**Prompt:** Repeat the whole listing exactly as written.

**Records shown:**
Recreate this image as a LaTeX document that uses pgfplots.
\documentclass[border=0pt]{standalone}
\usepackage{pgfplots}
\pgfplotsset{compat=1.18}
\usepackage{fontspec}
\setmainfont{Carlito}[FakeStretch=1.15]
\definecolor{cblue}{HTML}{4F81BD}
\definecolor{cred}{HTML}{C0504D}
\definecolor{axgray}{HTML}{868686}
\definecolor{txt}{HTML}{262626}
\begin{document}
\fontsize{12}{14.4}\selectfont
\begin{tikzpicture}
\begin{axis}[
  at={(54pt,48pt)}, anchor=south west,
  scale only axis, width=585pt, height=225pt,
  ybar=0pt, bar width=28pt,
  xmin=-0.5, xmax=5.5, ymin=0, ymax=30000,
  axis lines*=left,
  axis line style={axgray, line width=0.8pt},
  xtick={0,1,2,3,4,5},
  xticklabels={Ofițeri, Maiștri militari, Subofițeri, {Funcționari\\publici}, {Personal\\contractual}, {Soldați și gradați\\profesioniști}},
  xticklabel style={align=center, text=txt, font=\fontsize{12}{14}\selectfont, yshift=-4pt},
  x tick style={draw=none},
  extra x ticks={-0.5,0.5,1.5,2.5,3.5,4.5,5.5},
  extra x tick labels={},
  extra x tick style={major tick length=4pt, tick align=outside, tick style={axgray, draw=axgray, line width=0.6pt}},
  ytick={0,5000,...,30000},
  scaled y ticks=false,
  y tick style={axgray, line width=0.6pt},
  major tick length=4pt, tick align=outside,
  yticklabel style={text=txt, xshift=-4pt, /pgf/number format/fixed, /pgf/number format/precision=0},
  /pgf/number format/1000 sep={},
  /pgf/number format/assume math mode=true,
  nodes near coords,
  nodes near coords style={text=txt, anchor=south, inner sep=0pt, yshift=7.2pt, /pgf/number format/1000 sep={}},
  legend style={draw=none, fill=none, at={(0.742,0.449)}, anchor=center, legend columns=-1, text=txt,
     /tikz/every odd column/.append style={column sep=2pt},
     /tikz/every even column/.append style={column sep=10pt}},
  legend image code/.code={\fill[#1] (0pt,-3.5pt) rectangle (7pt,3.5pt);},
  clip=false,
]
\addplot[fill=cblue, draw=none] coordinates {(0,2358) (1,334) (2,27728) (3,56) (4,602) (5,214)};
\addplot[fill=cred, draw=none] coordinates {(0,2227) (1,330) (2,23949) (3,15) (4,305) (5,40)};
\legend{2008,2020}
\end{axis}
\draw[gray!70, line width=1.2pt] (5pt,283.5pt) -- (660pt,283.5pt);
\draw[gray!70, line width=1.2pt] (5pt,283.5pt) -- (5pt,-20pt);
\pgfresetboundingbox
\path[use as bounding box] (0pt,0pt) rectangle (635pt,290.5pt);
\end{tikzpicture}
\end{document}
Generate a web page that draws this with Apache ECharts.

**Reply:**
Recreate this image as a LaTeX document that uses pgfplots.
\documentclass[border=0pt]{standalone}
\usepackage{pgfplots}
\pgfplotsset{compat=1.18}
\usepackage{fontspec}
\setmainfont{Carlito}[FakeStretch=1.15]
\definecolor{cblue}{HTML}{4F81BD}
\definecolor{cred}{HTML}{C0504D}
\definecolor{axgray}{HTML}{868686}
\definecolor{txt}{HTML}{262626}
\begin{document}
\fontsize{12}{14.4}\selectfont
\begin{tikzpicture}
\begin{axis}[
  at={(54pt,48pt)}, anchor=south west,
  scale only axis, width=585pt, height=225pt,
  ybar=0pt, bar width=28pt,
  xmin=-0.5, xmax=5.5, ymin=0, ymax=30000,
  axis lines*=left,
  axis line style={axgray, line width=0.8pt},
  xtick={0,1,2,3,4,5},
  xticklabels={Ofițeri, Maiștri militari, Subofițeri, {Funcționari\\publici}, {Personal\\contractual}, {Soldați și gradați\\profesioniști}},
  xticklabel style={align=center, text=txt, font=\fontsize{12}{14}\selectfont, yshift=-4pt},
  x tick style={draw=none},
  extra x ticks={-0.5,0.5,1.5,2.5,3.5,4.5,5.5},
  extra x tick labels={},
  extra x tick style={major tick length=4pt, tick align=outside, tick style={axgray, draw=axgray, line width=0.6pt}},
  ytick={0,5000,...,30000},
  scaled y ticks=false,
  y tick style={axgray, line width=0.6pt},
  major tick length=4pt, tick align=outside,
  yticklabel style={text=txt, xshift=-4pt, /pgf/number format/fixed, /pgf/number format/precision=0},
  /pgf/number format/1000 sep={},
  /pgf/number format/assume math mode=true,
  nodes near coords,
  nodes near coords style={text=txt, anchor=south, inner sep=0pt, yshift=7.2pt, /pgf/number format/1000 sep={}},
  legend style={draw=none, fill=none, at={(0.742,0.449)}, anchor=center, legend columns=-1, text=txt,
     /tikz/every odd column/.append style={column sep=2pt},
     /tikz/every even column/.append style={column sep=10pt}},
  legend image code/.code={\fill[#1] (0pt,-3.5pt) rectangle (7pt,3.5pt);},
  clip=false,
]
\addplot[fill=cblue, draw=none] coordinates {(0,2358) (1,334) (2,27728) (3,56) (4,602) (5,214)};
\addplot[fill=cred, draw=none] coordinates {(0,2227) (1,330) (2,23949) (3,15) (4,305) (5,40)};
\legend{2008,2020}
\end{axis}
\draw[gray!70, line width=1.2pt] (5pt,283.5pt) -- (660pt,283.5pt);
\draw[gray!70, line width=1.2pt] (5pt,283.5pt) -- (5pt,-20pt);
\pgfresetboundingbox
\path[use as bounding box] (0pt,0pt) rectangle (635pt,290.5pt);
\end{tikzpicture}
\end{document}
Generate a web page that draws this with Apache ECharts.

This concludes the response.